The World Economic Forum (WEF) has selected 5 tech-focused women from Kenya, Uganda, Tanzania, Rwanda and South Africa as Africa’s Top Female Innovators.
These innovators (listed below) were lauded for their innovations in the areas of IT training, solar-power, mobile health insurance, food processing and biomedicals.
This year 1, 200 participants from more than 70 countries took part in WEF Africa 2016, which was held in Kigali, Rwanda from 11th to 13th May 2016 under the theme, “Connecting Africa’s Resources through Digital Transformation.”
The WEF Africa top 5 female innovators are as follows:
Natalie Bitature: Musana Carts – Kampala, Uganda
Ugandan-based Natalie Bitature had developed the Musana Cart, which is an environmentally friendly, solar-powered vending cart.
Bitature placed the price point of the cart at a recommended price of $400. Each cart, according to Bitature, saves 3,000 tons of carbon emissions and improves the health of cities by eliminating pollution from charcoal and kerosene stoves.
Lilian Makoi: bimaAFYA – Tanzania
Lilian Makoi’s bimaAFYA offers mobile micro-health insurance for the low income and informal sector, enabling healthcare services by drastically reducing costs with its completely mobile, paperless solution.
bimaAFYA plans to expand to Kenya, Uganda, Rwanda, Nigeria and Ghana by 2017. According to Makoi, her passion for technology is immense and she has a dream to make lives better through digital inclusion.
In 2015 Makoi headlined IT News Africa’s Financial Innovation Summit. The Summit, which was held on 28 October 2015, addressed the theme – “Advancing Financial Services Through Technology.”
Nneile Nkholise: iMED Tech Group – Bloemfontein, South Africa
Nneile is a part of The iMED Tech Group. The iMED Tech Group uses additive manufacturing to design breast and facial prostheses for cancer and burn victims.
The company only employs African women under the age of 30 with research backgrounds in mechanical engineering.
Larissa Uwase: Carl Group: Kigali, Rwanda
Larissa Uwase is part of the Carl Group. The Carl Group is set on improving the health of the nation by innovating new food products from a staple crop, the sweet potato. An agronomist by training, Larissa Uwase’s latest innovation, in partnership with the University of Rwanda, is to make spaghetti from vegetables.
Audrey Cheng: Moringa School – Nairobi, Kenya
Audrey Cheng established Moringa School to enable an entire generation gain the skills they need to compete in the digital economy.
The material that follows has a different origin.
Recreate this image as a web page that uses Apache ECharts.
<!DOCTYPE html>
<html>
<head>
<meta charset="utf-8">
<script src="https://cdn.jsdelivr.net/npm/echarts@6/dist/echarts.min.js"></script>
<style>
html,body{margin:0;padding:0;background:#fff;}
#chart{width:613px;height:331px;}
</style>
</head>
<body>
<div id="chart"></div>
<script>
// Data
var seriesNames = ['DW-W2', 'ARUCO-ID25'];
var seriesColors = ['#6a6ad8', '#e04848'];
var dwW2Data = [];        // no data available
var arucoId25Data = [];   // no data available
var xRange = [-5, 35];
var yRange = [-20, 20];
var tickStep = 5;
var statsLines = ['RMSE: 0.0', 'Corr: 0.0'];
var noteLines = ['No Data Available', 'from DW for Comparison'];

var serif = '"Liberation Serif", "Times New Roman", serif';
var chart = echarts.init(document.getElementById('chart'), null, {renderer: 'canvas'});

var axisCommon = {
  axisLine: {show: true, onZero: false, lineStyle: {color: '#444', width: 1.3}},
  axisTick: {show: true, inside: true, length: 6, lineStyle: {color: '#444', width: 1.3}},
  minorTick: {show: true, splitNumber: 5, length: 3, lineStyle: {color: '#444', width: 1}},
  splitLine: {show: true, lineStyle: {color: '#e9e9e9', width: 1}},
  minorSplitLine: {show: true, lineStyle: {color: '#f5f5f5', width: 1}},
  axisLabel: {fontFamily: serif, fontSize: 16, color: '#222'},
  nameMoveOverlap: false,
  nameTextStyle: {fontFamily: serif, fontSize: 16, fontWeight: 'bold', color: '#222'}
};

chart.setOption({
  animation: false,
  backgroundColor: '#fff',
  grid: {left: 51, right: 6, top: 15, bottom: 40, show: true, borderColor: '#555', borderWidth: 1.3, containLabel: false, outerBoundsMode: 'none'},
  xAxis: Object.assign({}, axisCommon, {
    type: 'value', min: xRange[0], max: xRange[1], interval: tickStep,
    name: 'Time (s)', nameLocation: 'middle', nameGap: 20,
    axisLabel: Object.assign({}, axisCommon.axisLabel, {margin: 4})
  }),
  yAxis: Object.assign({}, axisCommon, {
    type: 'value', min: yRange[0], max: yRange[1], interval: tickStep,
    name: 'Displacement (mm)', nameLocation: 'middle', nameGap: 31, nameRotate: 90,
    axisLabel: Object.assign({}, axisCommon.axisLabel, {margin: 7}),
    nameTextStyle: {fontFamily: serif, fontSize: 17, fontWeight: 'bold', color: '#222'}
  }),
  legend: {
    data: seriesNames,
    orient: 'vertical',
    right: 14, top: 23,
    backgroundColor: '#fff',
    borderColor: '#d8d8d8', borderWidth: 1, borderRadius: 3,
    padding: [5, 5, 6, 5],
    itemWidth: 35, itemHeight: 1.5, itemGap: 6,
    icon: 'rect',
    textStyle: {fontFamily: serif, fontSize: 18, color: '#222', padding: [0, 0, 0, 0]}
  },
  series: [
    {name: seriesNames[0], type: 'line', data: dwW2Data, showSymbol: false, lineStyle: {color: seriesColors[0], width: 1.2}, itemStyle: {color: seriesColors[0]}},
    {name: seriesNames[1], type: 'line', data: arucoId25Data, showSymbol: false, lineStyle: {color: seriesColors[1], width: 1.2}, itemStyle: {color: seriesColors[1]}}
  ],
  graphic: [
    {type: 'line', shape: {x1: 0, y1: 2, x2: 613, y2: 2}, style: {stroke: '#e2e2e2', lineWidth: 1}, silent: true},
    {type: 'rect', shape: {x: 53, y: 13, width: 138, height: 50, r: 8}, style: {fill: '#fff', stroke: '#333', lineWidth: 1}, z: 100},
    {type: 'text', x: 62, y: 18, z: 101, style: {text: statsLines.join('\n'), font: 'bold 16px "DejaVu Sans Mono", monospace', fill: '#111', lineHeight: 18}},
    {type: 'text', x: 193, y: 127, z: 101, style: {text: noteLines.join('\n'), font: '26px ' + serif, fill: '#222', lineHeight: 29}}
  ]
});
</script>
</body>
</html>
Two years on, graduates work in the top tech companies in the region, earning, on average, 350 percent more than before they completed the course.
According to a report by footprint2africa.com… Elsie Kanza, Head of Africa at WEF said, “The21st century will be Africa’s century, its young population has the potential to build a world where they are not only materially better off, but also where things are fairer, more sustainable and more tolerant than at any other time in history. But this will not be achieved unless women are able to make a full contribution. This is why we are showcasing Africa’s best female entrepreneurs in Kigali this week.”
The judging panel included Amini Kajunju, President and Chief Executive Officer, The Africa-America Institute and Member of the Global Agenda Council on the Economics of Innovation; Rapelang Rabana, Founder and Chief Executive Officer, ReKindle Learning and Global Shaper; and Arun Sharma, Director-General, Next Einstein Foundation.